Q. They only succeed about 5 to 6 percent of the time, right?
A. Exactly. It’s a very low percent, and some of the cases that didn’t lead to disclosure are ones where the relevant information didn’t really seem to have anything to do with national security.

Q. Why have courts displayed such reluctance when national security is invoked?
A. Judges are people like the rest of us. One of the things we discuss in the paper is something called the “Secrecy Heuristic.” It turns out people are more likely to believe that a document is true if it has been classified as secret. It’s a cognitive thing, and judges may be subject to that, too. They assume that because the government has classified a document, that a.) it actually deserves classification, and b.) it is more likely to be accurate. They also assume that the government’s estimation of the risk involved in disclosing the document is also accurate. That seems problematic. We know judges are human beings and subject to the same biases as the rest of us. But at the same time, we ask them to set aside those biases, and we trust that they are able to do so.

Q. Is the danger of getting it wrong justifiable?
A. When you actually look at some of these cases, they aren’t as high stakes as you might think. These aren’t disclosing NSA files on where Osama bin Laden is. These are often trivial things.

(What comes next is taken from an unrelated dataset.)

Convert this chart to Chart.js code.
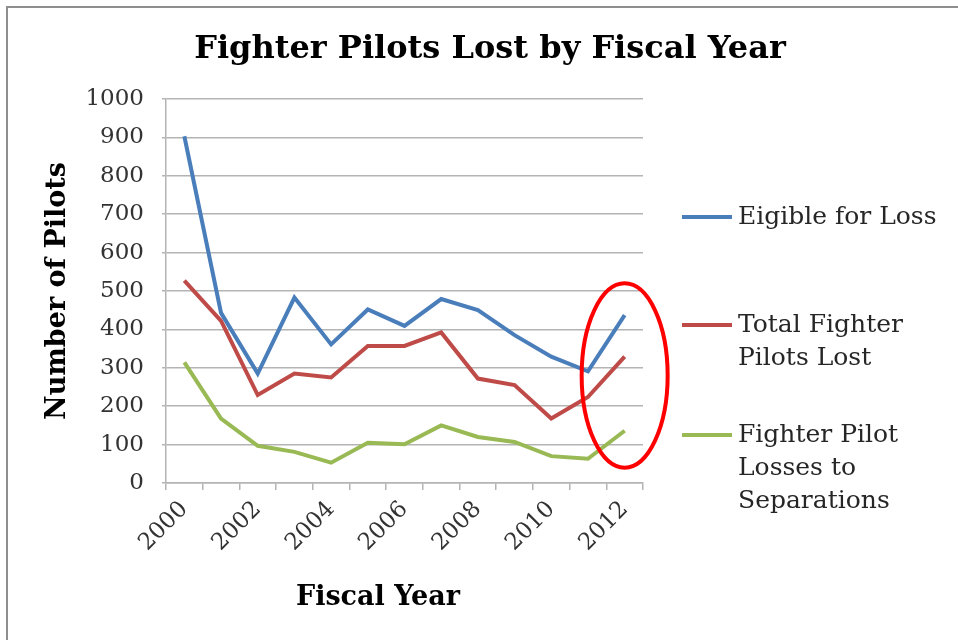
<!DOCTYPE html>
<html>
<head>
<meta charset="utf-8">
<script src="https://cdn.jsdelivr.net/npm/chart.js@4"></script>
<style>
    body { margin: 0; background: #fff; }
    .marco { position: absolute; left: 6px; top: 6px; width: 1000px; height: 700px;
             border-left: 2px solid #8f8f8f; border-top: 2px solid #8f8f8f; }
    #grafico { position: absolute; left: 0; top: 0; }
</style>
</head>
<body>
<div class="marco"></div>
<canvas id="grafico" width="958" height="640"></canvas>
<script>
// Datos
const years = ['2000', '2001', '2002', '2003', '2004', '2005', '2006',
               '2007', '2008', '2009', '2010', '2011', '2012'];
const eligibleForLoss = [903, 443, 285, 483, 361, 452, 409, 479, 450, 385, 329, 291, 437];
const totalLost = [527, 422, 229, 285, 275, 357, 357, 392, 272, 255, 168, 224, 329];
const lossesToSeparations = [314, 168, 97, 81, 53, 105, 101, 150, 120, 107, 70, 63, 136];

const seriesNames = ['Eigible for Loss', 'Total Fighter Pilots Lost', 'Fighter Pilot Losses to Separations'];
const legendLines = [['Eigible for Loss'], ['Total Fighter', 'Pilots Lost'], ['Fighter Pilot', 'Losses to', 'Separations']];
const chartTitle = 'Fighter Pilots Lost by Fiscal Year';
const xTitle = 'Fiscal Year';
const yTitle = 'Number of Pilots';

const serif = '"DejaVu Serif", serif';

// Plugin para título, leyenda de varias líneas y elipse roja
const extrasPlugin = {
    id: 'extras',
    afterDraw(chart) {
        const { ctx, scales } = chart;
        ctx.save();

        // Título principal
        ctx.fillStyle = '#000';
        ctx.font = 'bold 32px ' + serif;
        ctx.textAlign = 'center';
        ctx.textBaseline = 'middle';
        ctx.fillText(chartTitle, 490, 50);

        // Título del eje X
        ctx.font = 'bold 27px ' + serif;
        ctx.fillText(xTitle, 378, 598);

        // Leyenda
        const startY = [217, 325, 435];
        ctx.font = '25px ' + serif;
        ctx.textAlign = 'left';
        chart.data.datasets.forEach((ds, i) => {
            ctx.strokeStyle = ds.borderColor;
            ctx.lineWidth = 4;
            ctx.beginPath();
            ctx.moveTo(682, startY[i]);
            ctx.lineTo(732, startY[i]);
            ctx.stroke();
            ctx.fillStyle = '#262626';
            legendLines[i].forEach((line, j) => {
                ctx.fillText(line, 738, startY[i] + j * 33);
            });
        });

        // Elipse alrededor de 2012
        const cx = scales.x.getPixelForValue(12);
        const cy = scales.y.getPixelForValue(280);
        const ry = scales.y.getPixelForValue(40) - cy;
        ctx.strokeStyle = '#ff0000';
        ctx.lineWidth = 4;
        ctx.beginPath();
        ctx.ellipse(cx, cy, 43, ry, 0, 0, Math.PI * 2);
        ctx.stroke();

        ctx.restore();
    }
};

const ctx = document.getElementById('grafico').getContext('2d');
const chart = new Chart(ctx, {
    type: 'line',
    data: {
        labels: years,
        datasets: [
            { label: seriesNames[0], data: eligibleForLoss, borderColor: '#4a7ebb', backgroundColor: '#4a7ebb' },
            { label: seriesNames[1], data: totalLost, borderColor: '#be4b48', backgroundColor: '#be4b48' },
            { label: seriesNames[2], data: lossesToSeparations, borderColor: '#98b954', backgroundColor: '#98b954' }
        ]
    },
    options: {
        responsive: false,
        animation: false,
        layout: {
            padding: { left: 0, right: 315, top: 99, bottom: 0 }
        },
        elements: {
            line: { borderWidth: 4, tension: 0 },
            point: { radius: 0 }
        },
        scales: {
            x: {
                offset: true,
                grid: {
                    offset: true,
                    drawOnChartArea: false,
                    tickLength: 7,
                    color: '#b4b4b4',
                    lineWidth: 1.5
                },
                border: { color: '#b4b4b4', width: 1.5 },
                ticks: {
                    autoSkip: false,
                    maxRotation: 45,
                    minRotation: 45,
                    padding: 6,
                    color: '#333',
                    font: { family: serif, size: 23 },
                    callback: function (value, index) {
                        return index % 2 === 0 ? this.getLabelForValue(value) : '';
                    }
                },
                afterFit(scale) {
                    scale.height = 157;
                }
            },
            y: {
                min: 0,
                max: 1000,
                ticks: {
                    stepSize: 100,
                    padding: 18,
                    color: '#333',
                    font: { family: serif, size: 23 },
                    callback: (value) => String(value)
                },
                grid: {
                    color: '#b4b4b4',
                    lineWidth: 1.5,
                    tickLength: 4
                },
                border: { color: '#b4b4b4', width: 1.5 },
                title: {
                    display: true,
                    text: yTitle,
                    color: '#000',
                    padding: { top: 42, bottom: 0 },
                    font: { family: serif, size: 27, weight: 'bold' }
                },
                afterFit(scale) {
                    scale.width = 166;
                }
            }
        },
        plugins: {
            legend: { display: false },
            title: { display: false },
            tooltip: { enabled: false }
        }
    },
    plugins: [extrasPlugin]
});
</script>
</body>
</html>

Q. In the paper, you say that the balance between security and transparency is the “most important issue in American governance.” How so?
A. Never before has government had such a capacity to gather information, and never before have we been more secure. Think about the Founding Fathers and the security situation they confronted – they were under attack from three sides. Think about the Cold War. Basically, we’re at a moment in history where our existential security has never been greater. I think the balance could shift in the direction of releasing information to the public without endangering the nation.

Q. So how did we get to a place where we’ve developed this governmental culture of secrecy despite the fact the we have a legal tradition that historically has valued transparency?
A. It’s a long story, but the politics of fear is the simple explanation. We’ve been under some version of an emergency regime since World War II.

Q. Where do we go from here? How do we address both the overclassification and the excessive judicial deference?
A. The overclassification ultimately needs internal government scrutiny to recognize that it’s a problem. It’s hard to get the government to watch itself. So unless you have high-level political pressure on agencies to classify properly, they are going to overclassify. I like the idea of a classification ombudman within agencies, someone who can review internally these decisions. That might create an internal bureaucratic incentive to get it right.